Reviews we encounter on the web often consist of textual description and numerical aspect scores typically presented with stars that mark how much one liked some aspects of an item being reviewed, eg. for beer one could rate aroma, palate (when discussing taste in a broader sense), head (foam), etc.
The project is about exploring various approaches dealing with multi-aspect review sentiment.
Multi-aspect means, that one gives a numerical score for many aspects eg. taste, smell and overall score for a beer review.
Specific goals are to:
- Represent dataset of reviews in a structured way
- Recover overall rating score
- Recover per-aspect rating scores
- Predict aspect that sentence of a review is about
- Build sentiment lexicons, ie. groups of words discussing aspects or having positive sentiment towards some aspect
- Provide fancy-schmancy word-cloud visualization of aspect lexicon, where word size reflects word's aspect or sentiment influence
The main inspiration for our project was "Learning Attitudes and Attributes from Multi-Aspect Reviews" by Julian McAuley, Jure Leskovec, Dan Jurafsky. We appreciated that the authors provide a simple, yet powerful and interpretable method that we can use. Using the latest neural models would probably be overkill and not much educative, considering the fact that this is a project for a Machine Learning class. Along with the paper, there was a 5 million beer review dataset published too.
This follows the paper mentioned before.
The weights yielded when training for this task are highly interpretable can be used for building aspect lexicons. We present them in the form of word clouds that are highly eyesome.
We tried a paper-like approach and vector embeddings. The latter is just KNN for average/max pooled reviews.

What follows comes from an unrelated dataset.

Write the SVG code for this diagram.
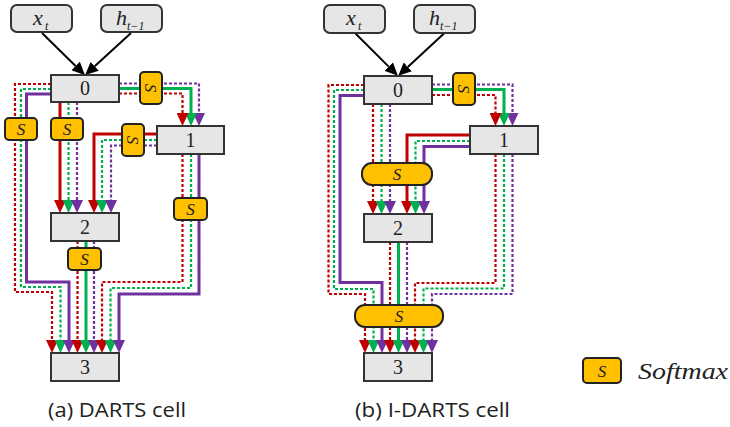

We mapped reviews to vectors using both FastText and distilled BERT. FAISS library was used to index the mapped sentences. We copped with converting at most 1M reviews because of the high memory footprint.
We felt a bit lost along the way with this task, so we considered SOTA (state of the art) Hunga Bunga search, but the code is not maintained and even if you fix it, it's too slow even for MNIST.
- At first, we got a 3M ratebeer.com reviews dataset from SNAP. The dataset is not publicly available as of 2021, but we managed to get it.
- Later on, we introduced a new ca. 50K Polish beer reviews dataset by scrapping ocen-piwo.pl. We won't make it public because of unknown copyright.
See dataset representation code for dataset samples.
The data certainly needed to be parsed and tokenized. We opted to use models available in the SpaCy NLP toolkit for tokenization and sentence split. We used the TorchText Vocab class for indexing words where needed.
All of the examples, methods and results are described in detail in the single project Jupyter notebook.
- At first, we struggled with extremely suboptimal implementation caused by simple flaws in our code, eg. unnecessary tensor allocations. General advice is to use library code when possible and follow precisely official framework tutorials when available. Nice lesson learned anyway
- When implementing log-softmax on our own for no explainable reason we got blocked by numerical issues. They can be solved using the log-sum-exp trick. One should use library log-softmax if available, regardless
- We needed to sign up for the GCP trial in order to run time-consuming computations. Now we know how to use it for hosting a Jupyter notebook
- Spacy is nice after you make it work, but it's overkill for our use. Torchtext is not nice (for example it returns a list of ints where we needed of LongTensor, isn't customisable), but it works
- Simple or even obvious models can present really valuable results because as we noticed the distributions of ratings that people give are rather exploitable and easy to infer
- Understand and implement LDA and come up with a comparison
- Understand training rating model from the paper that uses SVM
- Get rid of PyTorch and find derivatives analytically, which shouldn't be hard
- Learn what is a proper way to represent data, so it's automatically pipelined to GPU for better performance (grep code for coalesce to see the issue)
- Get to know how to work with both git and Jupyter Notebooks: which diff tool to use?
- Automate experiments further on our own or by learning PyTorch Lightning or a similar library that makes training easier. Run the segmentation many times and pick the model with the lowest validation NLL. Experiment on which stochastic optimization method performs best
- Extend to other domains (similar like wine or different like products)
- Remove duplicate code
Things seem to be straightforward when described in simple terms. However, we misunderstood some stuff and spent countless amounts of time debugging probability computation and other bugs introduced. On the other hand, we got some satisfying results and even introduced our own modifications and ideas.
Flaws:
- No baseline nor any accuracy, so we can't give full results.
- Training could be faster, as mentioned before. It takes ca. 6 hours for SNAP Ratebeer on GCP 4-core instance. This dataset is quite big on the other hand.